═════ Listed records ═════

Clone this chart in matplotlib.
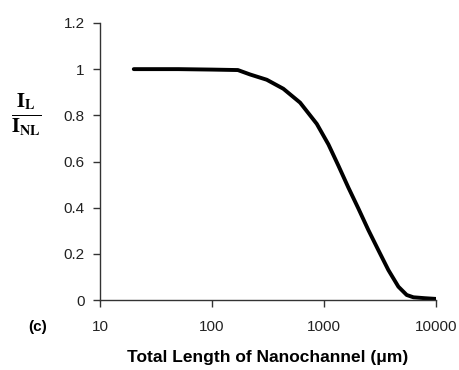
import matplotlib
matplotlib.use("Agg")
import matplotlib.pyplot as plt
from matplotlib.ticker import FixedLocator, NullLocator

# curve (length in um, I_L / I_NL)
length_um = [20, 50, 100, 170, 218, 308, 433, 611, 861, 1094, 1343, 1649, 2023,
             2488, 3055, 3752, 4610, 5470, 6280, 8000, 10000]
ratio = [1.0, 1.0, 0.998, 0.996, 0.977, 0.954, 0.915, 0.855, 0.763, 0.674, 0.582,
         0.487, 0.397, 0.303, 0.216, 0.13, 0.058, 0.022, 0.012, 0.008, 0.005]

x_ticks = [10, 100, 1000, 10000]
x_tick_labels = ["10", "100", "1000", "10000"]
y_ticks = [0, 0.2, 0.4, 0.6, 0.8, 1.0, 1.2]
y_tick_labels = ["0", "0.2", "0.4", "0.6", "0.8", "1", "1.2"]

plt.rcParams["font.family"] = ["Liberation Sans", "DejaVu Sans"]
plt.rcParams["mathtext.fontset"] = "stix"

fig = plt.figure(figsize=(4.59, 3.70), dpi=100)
ax = fig.add_axes([0.218, 0.189, 0.732, 0.749])

ax.plot(length_um, ratio, color="black", linewidth=2.8,
        solid_capstyle="round", solid_joinstyle="round")

ax.set_xscale("log")
ax.set_xlim(10, 10000)
ax.set_ylim(0, 1.2)
ax.xaxis.set_major_locator(FixedLocator(x_ticks))
ax.xaxis.set_minor_locator(NullLocator())
ax.set_xticklabels(x_tick_labels)
ax.set_yticks(y_ticks)
ax.set_yticklabels(y_tick_labels)

for side in ["top", "right"]:
    ax.spines[side].set_visible(False)
for side in ["left", "bottom"]:
    ax.spines[side].set_color("#333333")
    ax.spines[side].set_linewidth(1.0)
ax.tick_params(axis="both", direction="out", length=5, width=1.0, color="#333333",
               labelsize=11, labelcolor="#222222")
ax.tick_params(axis="x", pad=9)
ax.tick_params(axis="y", pad=6)

ax.set_xlabel("Total Length of Nanochannel (\u03bcm)", fontsize=12.5, fontweight="bold",
              labelpad=12)

fig.text(26 / 459, 1 - 115 / 370,
         r"$\frac{\mathbf{I}_{\mathbf{L}}}{\mathbf{I}_{\mathbf{NL}}}$",
         fontsize=21, ha="center", va="center")
fig.text(28 / 459, 1 - 327 / 370, "(c)", fontsize=11, fontweight="bold",
         ha="left", va="center")

fig.savefig("out.png", dpi=100)
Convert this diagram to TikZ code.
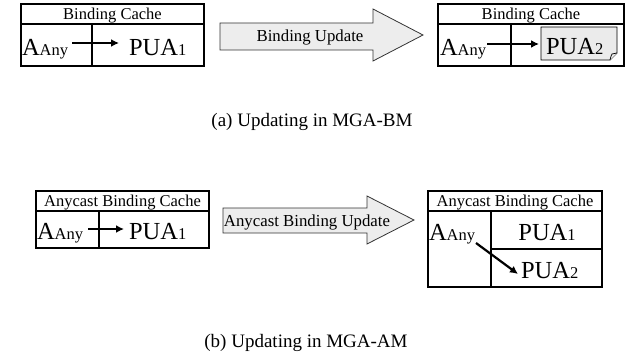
\documentclass[tikz,border=0pt]{standalone}
\usepackage{fontspec}
\setmainfont{Liberation Serif}
\usetikzlibrary{arrows.meta}
\newcommand\myBig{\fontsize{24.5}{24.5}\selectfont}
\newcommand\mySub{\fontsize{16.5}{16.5}\selectfont}
\newcommand\myHdr{\fontsize{16.5}{16.5}\selectfont}
\newcommand\myUpd{\fontsize{16.8}{16.8}\selectfont}
\newcommand\myCap{\fontsize{19}{19}\selectfont}
\begin{document}
\begin{tikzpicture}[x=1pt,y=-1pt,
  tbl/.style={draw=black,line width=1.3pt},
  txt/.style={inner sep=0pt,outer sep=0pt},
  bigarrow/.style={draw=black!80,line width=0.8pt,fill=black!7},
  ptr/.style={line width=2.2pt,-{Latex[length=8pt,width=8pt]}}]
\useasboundingbox (0,0) rectangle (636,361);
% ---------- (a) ----------
% left table
\draw[tbl] (21,4) rectangle (204,66);
\draw[tbl] (21,24) -- (204,24);
\draw[tbl] (92,24) -- (92,66);
\node[txt,anchor=base] (h1) at (112.5,20) {\myHdr Binding Cache};
\node[txt,anchor=base west] (a1) at (22,56) {\myBig A\mySub Any};
\node[txt,anchor=base west] (p1) at (129,56) {\myBig PUA\mySub 1};
\coordinate (s1) at (72,43);
\coordinate (e1) at (119,43);
\draw[ptr] (s1) -- (e1);
% big arrow
\draw[bigarrow] (220,23) -- (373,23) -- (373,9) -- (423,35) -- (373,61) -- (373,50) -- (220,50) -- cycle;
\node[txt] (u1) at (310,37) {\myUpd Binding Update};
% right table
\draw[tbl] (438,4) rectangle (624,66);
\draw[tbl] (438,24) -- (624,24);
\draw[tbl] (511,24) -- (511,66);
\node[txt,anchor=base] (h2) at (531,20) {\myHdr Binding Cache};
\draw[draw=black,line width=0.9pt,fill=black!8] (541,27) -- (617,27) -- (617,53) -- (610,60) -- (541,60) -- cycle;
\draw[draw=black,line width=0.7pt,fill=black!8] (610,60) .. controls (611,57) and (611,55) .. (612,54) .. controls (614,54) and (615,53.5) .. (617,53);
\node[txt,anchor=base west] (a2) at (440,56) {\myBig A\mySub Any};
\node[txt,anchor=base west] (p2) at (546,55) {\myBig PUA\mySub 2};
\coordinate (s2) at (487,44);
\coordinate (e2) at (539,44);
\draw[ptr] (s2) -- (e2);
\node[txt,anchor=base] (capa) at (312,126) {\myCap (a) Updating in MGA-BM};
% ---------- (b) ----------
% left table
\draw[tbl] (36,191) rectangle (209,248);
\draw[tbl] (36,211) -- (209,211);
\draw[tbl] (99,211) -- (99,248);
\node[txt,anchor=base] (h3) at (122.5,206.5) {\myHdr Anycast Binding Cache};
\node[txt,anchor=base west] (a3) at (37,239) {\myBig A\mySub Any};
\node[txt,anchor=base west] (p3) at (129,239) {\myBig PUA\mySub 1};
\coordinate (s3) at (88,229);
\coordinate (e3) at (124,229);
\draw[ptr] (s3) -- (e3);
% big arrow
\draw[bigarrow] (223,208) -- (367,208) -- (367,196) -- (414,220) -- (367,244) -- (367,233) -- (223,233) -- cycle;
\node[txt] (u2) at (307,222) {\myUpd Anycast Binding Update};
% right table
\draw[tbl] (428,191) rectangle (602,287);
\draw[tbl] (428,211) -- (602,211);
\draw[tbl] (491,211) -- (491,287);
\draw[tbl] (491,249) -- (602,249);
\node[txt,anchor=base] (h4) at (515,206.5) {\myHdr Anycast Binding Cache};
\node[txt,anchor=base west] (a4) at (429,240) {\myBig A\mySub Any};
\node[txt,anchor=base] (p4) at (547,240) {\myBig PUA\mySub 1};
\node[txt,anchor=base west] (p5) at (521,278) {\myBig PUA\mySub 2};
\coordinate (s4) at (476,243);
\coordinate (e4) at (518,274);
\draw[ptr] (s4) -- (e4);
\node[txt,anchor=base] (capb) at (306,347) {\myCap (b) Updating in MGA-AM};
\end{tikzpicture}
\end{document}
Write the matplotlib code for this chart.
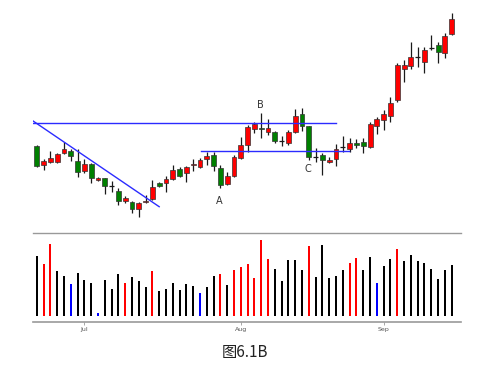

═════

Examine the records and report how many lines contain the string "this". Only the number should be given.

3